I sat up straight in my bed. This really was about emotions, an idea I’d considered yesterday and then dismissed. But it was hard to deny the truth in the light of my reactions. They weren’t logical. They weren’t rational. They weren’t something I could acquiesce to when I was called on to save lives. But no matter how hard I tried to contain them with stoicism, distant relationships, or a roster for my love life, for Christ’s sake, they were a river always running just below the surface of my consciousness. Some combination of my concussion and isolation from HEAT and a night with Evan—especially that last one—had conspired to blow a hole in my defensive wall and send the pent-up well of terror and rage and sorrow pouring out of me.

I tossed my headphones onto the nightstand, punched my pillow, and threw myself back down onto the bed. I railed against the unfairness of the distance between my team and me, of always being the outsider among them, of holding their lives so precariously in my hands. I folded in on myself and ceded all control. And for the first time in years, I cried.

* * *

Evan

Early Wednesday morning,after an intensive workout with Penn in the gym, followed by a hot shower, I stopped into the team kitchen and grabbed a plate of huevos rancheros, courtesy of Jensen. After a few seconds of thought, I decided the eggs might not be enough, and besides, I hadn’t tasted them yet so couldn’t vouch for Jensen’s culinary skills being better than his bartending ones. I scooped up a bowl of oatmeal and berries, then followed Penn and Jensen to the SCIF on the second floor, all of us carrying our breakfasts with us. The rest of the team minus TJ and Red were already there. I wasn’t totally unhappy to see the group. In the three days since they’d taken me into custody, I hadn’t completely forgiven them for dropping their guard while Red had stepped into danger, but I had developed a slight, grudging respect for them.

I shook my head. I had to start calling her Doc in my head as well as in my speech because even thinking about her as Red was just too damn intimate. It made me remember things I’d done with her and to her, things I wanted to do again, things we hadn’t had time to do during our too-brief night together, but that I still wanted to do very, very badly. I put my brain back in charge of my thinking before I developed another raging hard-on, the kind I’d thought would be cured by a night with her but hadn’t. TJ had assigned me to an efficiency room right across the hall from hers, which probably didn’t help matters when I was alone in my bed at night, thinking about her alone in hers, and about the extension to our agreement she had offered, which I had to resist if I had any hope of keeping my distance and getting out of here with my emotions under control.

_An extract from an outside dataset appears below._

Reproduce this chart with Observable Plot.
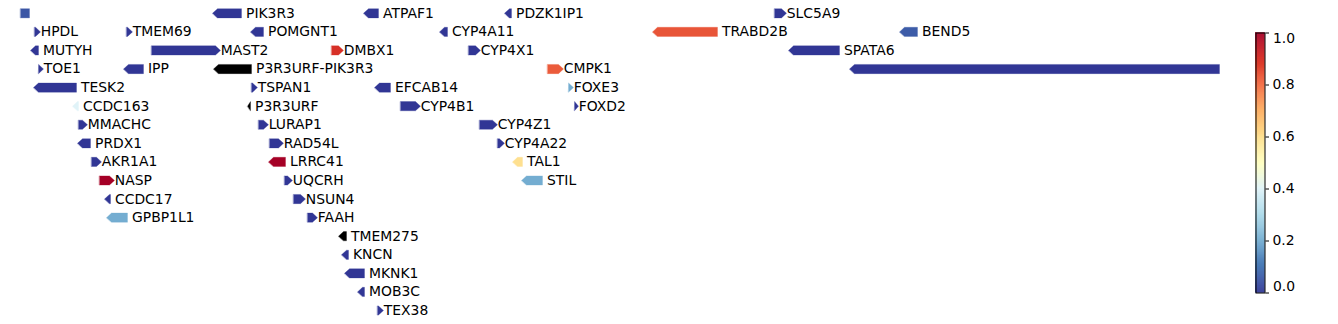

Jensen elbowed my ribs so hard I gasped. “Phone,” he said, and from the look on his face I guessed he’d already asked more than once.

I handed over my personal device and stepped into the secure room. I took the same seat as I had during the first meeting with TJ. That placed me beside Sparks and across the table from Li, Kessler, and Alder. Penn sat on the other side of his logistics partner.

After greeting Penn, Sparks nudged my arm. “If you need to borrow a few bucks after Kessler’s clock-cleaning yesterday, let me know.”